Corriere del Mezzogiorno (Campania)
Brancacciana, biblioteca dalle porte aperte
La famiglia Brancaccio sin dal Medioevo abitava nei pressi di Donnaromita, nel luogo detto «lo Scogliuso», dove Federico II fondò le «Scuole letterarie» e l’ospedale per studenti poveri.
Tra il ‘300 e il ‘400 Rinaldo Brancaccio formò un complesso urbano che comprendeva, oltre la sua casa, la chiesa di Sant’Angelo a Nilo, l’ospedale, la scuola; all’inizio del ‘500 occupava uno spazio tra vico Donnaromita e Mezzocannone, con un cortile comune dietro la chiesa. Il cardinale Francesco Maria Brancaccio (prima metà del ‘600) nella sua casa romana aveva una delle più famose raccolte di libri: incaricò Stefano, suo erede, di trasferirli a Napoli. L’opera fu compiuta da un altro Brancaccio, Giovan Battista, nel 1686, dopo la morte di Stefano.
Era nata la Brancacciana, dotata di oltre ventimila volumi, la prima biblioteca (1690) ad essere aperta al pubblico. L’iniziativa di uomini di chiesa svolgeva ancor una volta un ruolo significativo di rinnovamento nella cultura, su basi concrete, materiali. Anche con la chiesa di Sant’ Angelo a Nilo.
Un complesso, di volta in volta seggio, portico, residenza, chiesa, ospedale, biblioteca, era sempre stato un edificio laico nella sostanza e nella forma, come architettura e come fatto urbano, «aperto» sia nel carattere istituzionale che in quello formale. Nel 1685 i governatori dell’ospedale affidano a Francescantonio Picchiatti, figlio di Bartolomeo, il progetto per l’accesso alla biblioteca e la sistemazione delle sale ai piani superiori, a sinistra nel corpo di fabbrica della residenza, lato vico Donnaromita, a destra nel corpo dell’ospedale, lato Mezzocannone.

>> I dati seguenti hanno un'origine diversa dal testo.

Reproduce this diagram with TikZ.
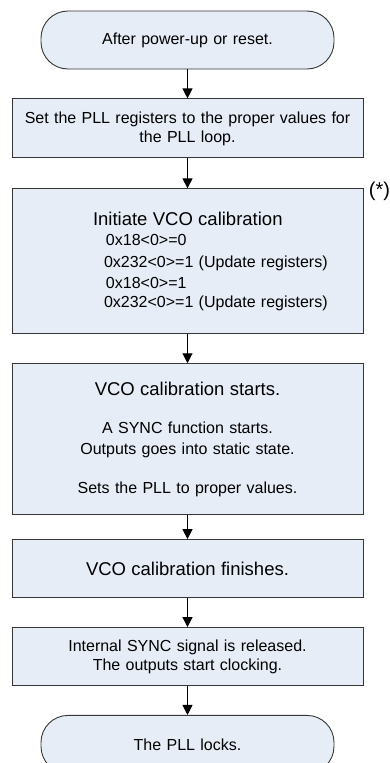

Picchiatti, autore del portico della Misericordia, una delle più straordinarie architetture barocche del Seicento, rifà il medesimo gesto progettuale: portico, questa volta sopraelevato, all’interno del cortile; col nuovo manufatto raccorda gli ambienti posti nei due corpi laterali. Al portico si accede con una rampa gradinata, scoperta, al centro di cinque arcate, in asse con le due porte della chiesa di S. Angelo a Nilo, quella centrale sulla piazzetta e quella corrispondente sul cortile. Così il cortile è quasi una piazza, e la sua concezione civile, espansione del carattere pubblico della biblioteca, è espressa dall’uso delle aperture della chiesa come «porte aperte», chiuse a occidente per antica limitazione del portico originario. Di nuovo, come alla Misericordia, l’architetto non indugia in cartocci e volute; il suo gesto sicuro, imprevedibile e ovvio, restituisce alla città senso e passato, realizzando un’architettura moderna perché conosce l’antica.
Questo interno-esterno è un ripensamento, con la scala di una piazza medievale, con slanciati archi a tutto sesto di tipo rinascimentale; costruisce un luogo barocco, sul quale affaccia un arco catalano. Già si avverte l’eleganza della città del ‘700. La Brancacciana era ancora alla fine del ‘700, l’unica biblioteca pubblica. Protetta da Murat, trascurata dai Borbone, nel 1922 è annessa alla Nazionale cessando la sua storia rivoluzionaria.